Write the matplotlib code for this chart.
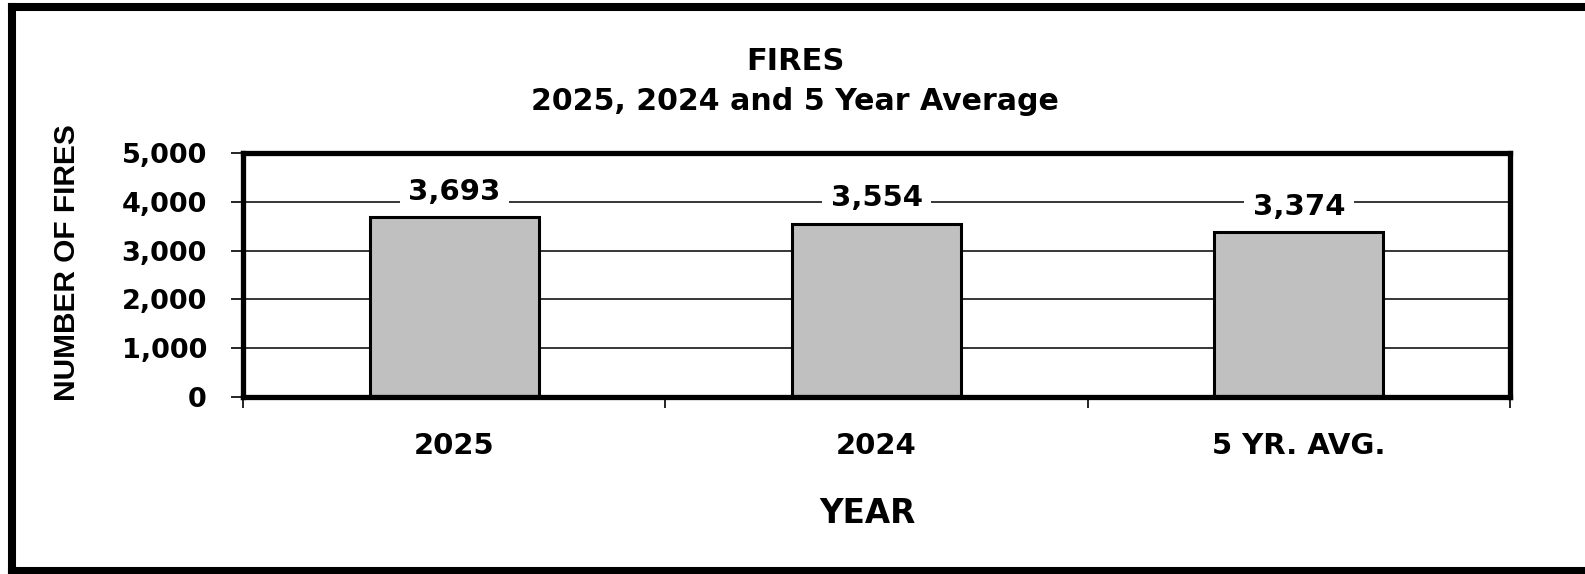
import matplotlib.pyplot as plt
from matplotlib.lines import Line2D

# chart data
categories = ['2025', '2024', '5 YR. AVG.']
fires = [3693, 3554, 3374]
yticks = [0, 1000, 2000, 3000, 4000, 5000]

# the source text is wide (stretched Arial), DejaVu Sans Bold is a close match
plt.rcParams['font.family'] = ['DejaVu Sans']
plt.rcParams['font.weight'] = 'bold'

W, H = 1585, 574
fig = plt.figure(figsize=(W / 100, H / 100), dpi=100)

# axes box in pixel coords (left, top, right, bottom)
l, t, r, b = 243, 153, 1510, 397
ax = fig.add_axes([l / W, 1 - b / H, (r - l) / W, (b - t) / H])

x = range(len(categories))
ax.bar(x, fires, width=0.4, color='#c0c0c0', edgecolor='black', linewidth=2.2, zorder=3)

ax.set_xlim(-0.5, len(categories) - 0.5)
ax.set_ylim(0, 5000)
ax.set_yticks(yticks)
ax.set_yticklabels(['{:,}'.format(v) for v in yticks], fontsize=19.5, fontweight='bold')
ax.set_xticks(list(x))
ax.set_xticklabels(categories, fontsize=21, fontweight='bold')
ax.set_xticks([i - 0.5 for i in range(len(categories) + 1)], minor=True)

ax.tick_params(axis='y', direction='out', length=9, width=1.2, pad=17)
ax.tick_params(axis='x', which='major', length=0, pad=25)
ax.tick_params(axis='x', which='minor', direction='out', length=8, width=1.2)

ax.yaxis.grid(True, color='black', linewidth=1.1, zorder=0)
ax.set_axisbelow(True)
for s in ax.spines.values():
    s.set_linewidth(3.8)
    s.set_zorder(4)

# value labels with white backing over gridlines
for i, v in enumerate(fires):
    ax.annotate('{:,}'.format(v), (i, v), xytext=(0, 8), textcoords='offset points',
                ha='center', va='bottom', fontsize=21, fontweight='bold',
                bbox=dict(facecolor='white', edgecolor='none', pad=6), zorder=5)

ax.set_ylabel('NUMBER OF FIRES', fontsize=21.5, fontweight='bold',
              family=['Liberation Sans', 'DejaVu Sans'])
ax.yaxis.set_label_coords(-0.128, 0.55)
ax.set_xlabel('YEAR', fontsize=23.5, fontweight='bold')
ax.xaxis.set_label_coords(0.4925, -0.41)

fig.text(795 / W, 1 - 61 / H, 'FIRES', ha='center', va='center', fontsize=22, fontweight='bold')
fig.text(795 / W, 1 - 101 / H, '2025, 2024 and 5 Year Average', ha='center', va='center',
         fontsize=21.6, fontweight='bold')

# outer frame (top, left, bottom; right edge runs off the image)
lw = 5.8
fig.add_artist(Line2D([12 / W, 1.01], [1 - 7 / H, 1 - 7 / H], color='black', linewidth=lw, transform=fig.transFigure))
fig.add_artist(Line2D([12 / W, 12 / W], [1 - 7 / H, 1 - 571 / H], color='black', linewidth=lw, transform=fig.transFigure))
fig.add_artist(Line2D([12 / W, 1.01], [1 - 571 / H, 1 - 571 / H], color='black', linewidth=lw, transform=fig.transFigure))

plt.savefig('out.png', dpi=100)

○ ○ ○

** GIVEN EXERCISE **
Write out an exact copy of the listing, first line through the line containing "fig = plt.figure(figsize=(W", with the pictures left out.

** ANSWER TO THIS EXERCISE **
Write the matplotlib code for this chart.
import matplotlib.pyplot as plt
from matplotlib.lines import Line2D

# chart data
categories = ['2025', '2024', '5 YR. AVG.']
fires = [3693, 3554, 3374]
yticks = [0, 1000, 2000, 3000, 4000, 5000]

# the source text is wide (stretched Arial), DejaVu Sans Bold is a close match
plt.rcParams['font.family'] = ['DejaVu Sans']
plt.rcParams['font.weight'] = 'bold'

W, H = 1585, 574
fig = plt.figure(figsize=(W / 100, H / 100), dpi=100)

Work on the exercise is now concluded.